I will probably reference an Experimental Physicist to give a better and more detailed answer, however here‘s some of the high notes;

Tracking tiny particles, especially at the microscopic or nanoscopic scale, requires sophisticated techniques that can accurately monitor their position, velocity, and sometimes even orientation over time. The choice of the best tracking method often depends on the specific requirements of the experiment, such as the size of the particles, the environment in which they are being tracked, and the desired spatial and temporal resolution. Here are some of the most commonly used and advanced techniques for tracking tiny particles:

1. Optical Microscopy:

- Bright-field and Dark-field Microscopy: Suitable for particles larger than the wavelength of light, though dark-field can enhance contrast for smaller particles.

- Fluorescence Microscopy: Highly sensitive and specific, capable of tracking fluorescently labeled particles even at the single-molecule level.

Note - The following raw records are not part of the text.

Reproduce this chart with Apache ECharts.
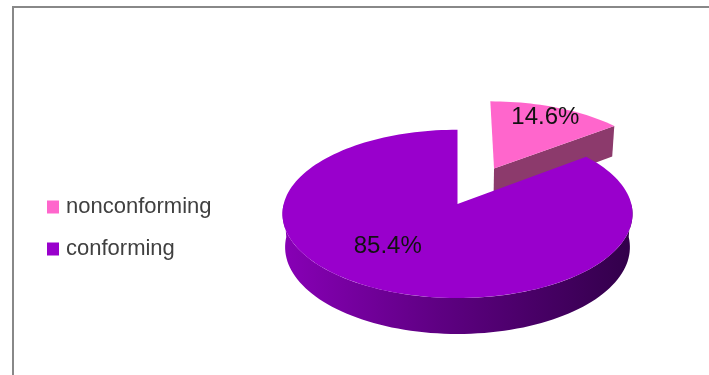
<!DOCTYPE html>
<html>
<head>
<meta charset="utf-8">
<script src="https://cdn.jsdelivr.net/npm/echarts@6/dist/echarts.min.js"></script>
<style>
  html, body { margin: 0; padding: 0; background: #fff; }
  #chart { width: 709px; height: 375px; }
</style>
</head>
<body>
<div id="chart"></div>
<script>
// 数据
const categories = ['nonconforming', 'conforming']
const values = [14.6, 85.4]
const topColors = ['#ff66cc', '#9900cc']
const sideColors = ['#8c3a6c', '#5e0082']
const explodeBy = [0.5, 0]

// 3D 投影参数 (Excel 3-D pie look)
const CX = 457.5, CY = 237, K = 1267, D = 7.4, H = 0.22
const TILT = 30 * Math.PI / 180
const sT = Math.sin(TILT), cT = Math.cos(TILT)
const cam = [0, -D * cT, D * sT]

function project(x, y, z) {
  const depth = D + y * cT - z * sT
  const v = y * sT + z * cT
  return [CX + K * x / depth, CY - K * v / depth]
}

const rad = d => d * Math.PI / 180
const total = values.reduce((a, b) => a + b, 0)

function arcPts(ox, oy, a1, a2, z) {
  const pts = []
  const n = Math.max(2, Math.ceil((a2 - a1) / 2))
  for (let k = 0; k <= n; k++) {
    const t = rad(a1 + (a2 - a1) * k / n)
    pts.push(project(ox + Math.sin(t), oy + Math.cos(t), z))
  }
  return pts
}

// only faces turned clearly toward the camera
function faceVisible(ox, oy, ang, normalAng) {
  const nx = Math.sin(rad(normalAng)), ny = Math.cos(rad(normalAng))
  const px = ox + 0.5 * Math.sin(rad(ang)), py = oy + 0.5 * Math.cos(rad(ang))
  return nx * (cam[0] - px) + ny * (cam[1] - py) > 0.5
}

function makeRenderItem(i) {
  return function (params, api) {
    const before = values.slice(0, i).reduce((a, b) => a + b, 0)
    const a1 = before / total * 360
    const a2 = a1 + api.value(0) / total * 360
    const mid = (a1 + a2) / 2
    const ox = explodeBy[i] * Math.sin(rad(mid))
    const oy = explodeBy[i] * Math.cos(rad(mid))
    const children = []

    // 径向切面
    const radial = (ang, normalAng) => {
      if (!faceVisible(ox, oy, ang, normalAng)) return
      const rx = ox + Math.sin(rad(ang)), ry = oy + Math.cos(rad(ang))
      children.push({
        type: 'polygon',
        shape: { points: [project(ox, oy, H), project(rx, ry, H), project(rx, ry, 0), project(ox, oy, 0)] },
        style: { fill: sideColors[i] }
      })
    }
    radial(a1, a1 - 90)
    radial(a2, a2 + 90)

    // 外侧面 (front only)
    const w1 = Math.max(a1, 90), w2 = Math.min(a2, 270)
    if (w2 > w1) {
      const topArc = arcPts(ox, oy, w1, w2, H)
      const botArc = arcPts(ox, oy, w1, w2, 0).reverse()
      children.push({
        type: 'polygon',
        shape: { points: topArc.concat(botArc) },
        style: {
          fill: new echarts.graphic.LinearGradient(0, 0, 1, 0, [
            { offset: 0, color: '#8800b6' },
            { offset: 0.45, color: '#5e0082' },
            { offset: 1, color: '#32004a' }
          ])
        }
      })
    }

    // 顶面
    const topPts = [project(ox, oy, H)].concat(arcPts(ox, oy, a1, a2, H))
    children.push({
      type: 'polygon',
      shape: { points: topPts },
      style: { fill: topColors[i] }
    })

    // 标签
    const lr = 0.75
    const lp = project(ox + lr * Math.sin(rad(mid)), oy + lr * Math.cos(rad(mid)), H)
    const labelShift = i === 1 ? [-7, -18] : [3, -4]
    children.push({
      type: 'text',
      x: lp[0] + labelShift[0],
      y: lp[1] + labelShift[1],
      style: {
        text: api.value(0).toFixed(1) + '%',
        fill: '#111',
        font: '24px "Liberation Sans", Arial, sans-serif',
        align: 'center',
        verticalAlign: 'middle',
        textAlign: 'center',
        textVerticalAlign: 'middle'
      }
    })

    return { type: 'group', children }
  }
}

const chart = echarts.init(document.getElementById('chart'))

const option = {
  animation: false,
  backgroundColor: '#ffffff',
  color: topColors,
  graphic: [
    {
      type: 'rect',
      shape: { x: 13, y: 7, width: 760, height: 420 },
      style: { fill: null, stroke: '#888888', lineWidth: 2 },
      silent: true
    }
  ],
  legend: {
    data: categories,
    orient: 'vertical',
    left: 42,
    top: 191,
    itemWidth: 12,
    itemHeight: 13,
    itemGap: 20,
    icon: 'rect',
    selectedMode: false,
    textStyle: {
      fontSize: 22,
      color: '#404040',
      fontFamily: '"Liberation Sans", Arial, sans-serif',
      padding: [0, 0, 0, 2]
    }
  },
  series: categories.map((name, i) => ({
    name: name,
    type: 'custom',
    coordinateSystem: 'none',
    itemStyle: { color: topColors[i] },
    data: [[values[i]]],
    renderItem: makeRenderItem(i)
  }))
}

chart.setOption(option)
</script>
</body>
</html>
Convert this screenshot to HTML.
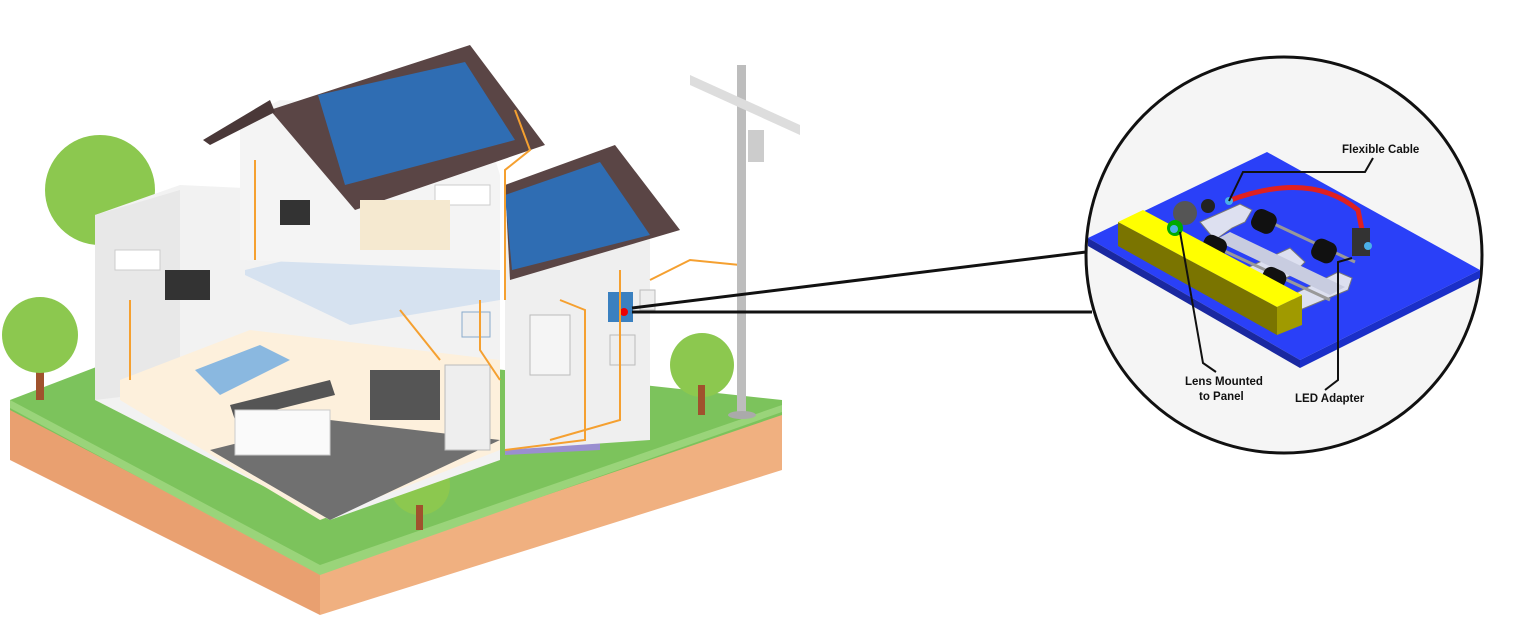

- Confocal Microscopy: Offers optical sectioning capabilities to track particles in three dimensions within thick samples.

2. Scanning Electron Microscopy (SEM) and Transmission Electron Microscopy (TEM): Provide high-resolution images of particles on surfaces (SEM) or in thin samples (TEM), but are generally used for static imaging due to vacuum requirements.

3. Total Internal Reflection Fluorescence (TIRF) Microscopy: Offers near-surface sensitivity, making it ideal for tracking particles or molecules at or near cell membranes.

4. Super-Resolution Microscopy Techniques:

- STORM (Stochastic Optical Reconstruction Microscopy) and PALM (Photoactivated Localization Microscopy): Allow for tracking of particles with nanometer spatial resolution, surpassing the diffraction limit of light.

- Structured Illumination Microscopy (SIM): Increases resolution beyond the diffraction limit by using patterned light, suitable for live-cell imaging.

5. Atomic Force Microscopy (AFM): Can image surfaces at the atomic level and track particles in real-time, though it's more commonly used for static imaging.

6. Particle Tracking Velocimetry (PTV): Used in fluid dynamics to track the motion of particles seeded into flows, allowing the measurement of velocity fields.

7. Digital Holographic Microscopy: Captures 3D images of particles by recording the interference pattern of a light beam scattered by the particle and a reference beam. It's useful for tracking particles in three dimensions without the need for scanning.

8. X-ray Microscopy: Especially useful for tracking particles in dense or opaque materials, with recent advances allowing for nanometer resolution.

9. Nanoparticle Tracking Analysis (NTA): Tracks the Brownian motion of nanoparticles in suspension to determine their size distribution and concentration.

The best choice depends on the specific requirements, including the size of the particles, the environment (in vivo, in vitro, or in materials), and whether dynamic or static information is required. For biological applications, fluorescence-based methods are among the most popular due to their high specificity and sensitivity, while for materials science, electron microscopy and AFM might be more suitable.